Lamezia Terme - Si è concluso il processo a carico di Antonio Cantafio e della figlia Concetta Cantafio. I due erano imputati del reato di bancarotta fraudolenta consumata negli anni 2011/2012. Il Tribunale, dopo tre ore di camera di consiglio, ha assolto Antonio Cantafio e Concetta Cantafio per il reato più grave di bancarotta fraudolenta, mentre ha condannato il solo Antonio Cantafio per il reato di bancarotta patrimoniale alla pena di tre anni di reclusione.

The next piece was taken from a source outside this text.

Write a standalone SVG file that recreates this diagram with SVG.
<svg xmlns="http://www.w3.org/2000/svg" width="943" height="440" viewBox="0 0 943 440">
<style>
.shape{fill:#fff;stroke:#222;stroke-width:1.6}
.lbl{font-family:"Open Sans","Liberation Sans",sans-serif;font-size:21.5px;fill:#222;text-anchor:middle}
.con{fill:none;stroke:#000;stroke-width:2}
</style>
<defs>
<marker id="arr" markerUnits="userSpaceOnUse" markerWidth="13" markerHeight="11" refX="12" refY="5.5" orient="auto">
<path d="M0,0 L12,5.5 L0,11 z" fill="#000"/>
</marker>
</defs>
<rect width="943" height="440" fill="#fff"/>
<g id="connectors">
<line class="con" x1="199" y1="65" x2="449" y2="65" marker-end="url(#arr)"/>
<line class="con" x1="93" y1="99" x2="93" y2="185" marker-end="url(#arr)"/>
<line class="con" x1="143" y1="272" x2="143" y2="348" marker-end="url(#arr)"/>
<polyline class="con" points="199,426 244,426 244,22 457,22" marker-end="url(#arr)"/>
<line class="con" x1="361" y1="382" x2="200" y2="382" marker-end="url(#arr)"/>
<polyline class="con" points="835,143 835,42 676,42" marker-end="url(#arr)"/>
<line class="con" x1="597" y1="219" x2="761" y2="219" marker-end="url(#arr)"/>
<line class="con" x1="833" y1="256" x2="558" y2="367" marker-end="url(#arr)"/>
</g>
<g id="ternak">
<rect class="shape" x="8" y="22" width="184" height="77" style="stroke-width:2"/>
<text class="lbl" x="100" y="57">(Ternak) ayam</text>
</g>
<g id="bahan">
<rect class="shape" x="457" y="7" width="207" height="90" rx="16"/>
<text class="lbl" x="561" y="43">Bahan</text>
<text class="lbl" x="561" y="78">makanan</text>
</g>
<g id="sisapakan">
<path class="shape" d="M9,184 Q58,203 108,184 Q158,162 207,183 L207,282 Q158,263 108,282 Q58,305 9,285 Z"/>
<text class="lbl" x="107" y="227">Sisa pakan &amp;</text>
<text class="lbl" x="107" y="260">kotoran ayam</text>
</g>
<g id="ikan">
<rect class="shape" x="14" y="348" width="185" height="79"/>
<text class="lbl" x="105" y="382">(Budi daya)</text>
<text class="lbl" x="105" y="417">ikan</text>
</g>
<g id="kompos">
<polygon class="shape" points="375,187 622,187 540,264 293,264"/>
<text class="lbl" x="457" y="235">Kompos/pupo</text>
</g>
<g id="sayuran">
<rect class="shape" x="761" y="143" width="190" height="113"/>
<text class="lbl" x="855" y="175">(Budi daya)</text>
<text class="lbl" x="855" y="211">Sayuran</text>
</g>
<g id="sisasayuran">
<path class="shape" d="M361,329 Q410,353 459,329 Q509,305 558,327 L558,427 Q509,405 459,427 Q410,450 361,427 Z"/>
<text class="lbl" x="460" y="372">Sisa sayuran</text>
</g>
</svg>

L'intera vicenda ha origine dalla denuncia presentata proprio da Concetta Cantafio . L'indagine che ne è scaturita aveva portato, poi, ad estendere al solo padre un'altra ipotesi di bancarotta fraudolenta in quanto è stato accertato che Antonio Cantafio, con evidente fine dissimulatorio, aveva costituito una società immobiliare a cui aveva intestato tutti i beni di sua proprietà. Il pubblico ministero aveva concluso per la condanna di entrambi gli imputati chiedendo che Antonio Cantafio fosse condannato alla pena di cinque anni di reclusione e che venisse disposta la confisca di tutti i beni riconducibili a lui. Invece è stata chiesta la condanna a due anni di reclusione per Concetta Cantafio . A questo punto vi è stato l'intervento dell'avvocato Salvatore Cerra, difensore di Concetta Cantafio , che ha chiesto l'assoluzione della sua assistita. E' intervenuto, quindi, l'avvocato Francesco Gambardella nell'interesse di Antonio Cantafio, il quale ha chiesto l'assoluzione per tutte e due le ipotesi di bancarotta contestate ad Antonio Cantafio. E' stata discussa, poi, dall'avvocato Gambardella la questione relativa alla confisca dei beni, concludendo con una richiesta di restituzione di tutti i beni intestati a Cantafio Antonio di cui il PM aveva chiesto la confisca.
Le parti civili, rappresentate dai legali Italo Reale e Santino Piccoli, hanno concluso per la condanna. Nello stesso tempo è stata disposta la restituzione di tutti i beni intestati o riconducibili a Antonio Cantafio , posti sotto sequestro nella fase iniziale del processo. Inizialmente, infatti, nel corso delle indagini effettuate all'epoca dalla Guardia di finanza su indicazione della procura era stato sequestrato un patrimonio di 15 immobili, del valore complessivo di 3 milioni di euro, ubicati nei comuni di Lamezia Terme e Falerna.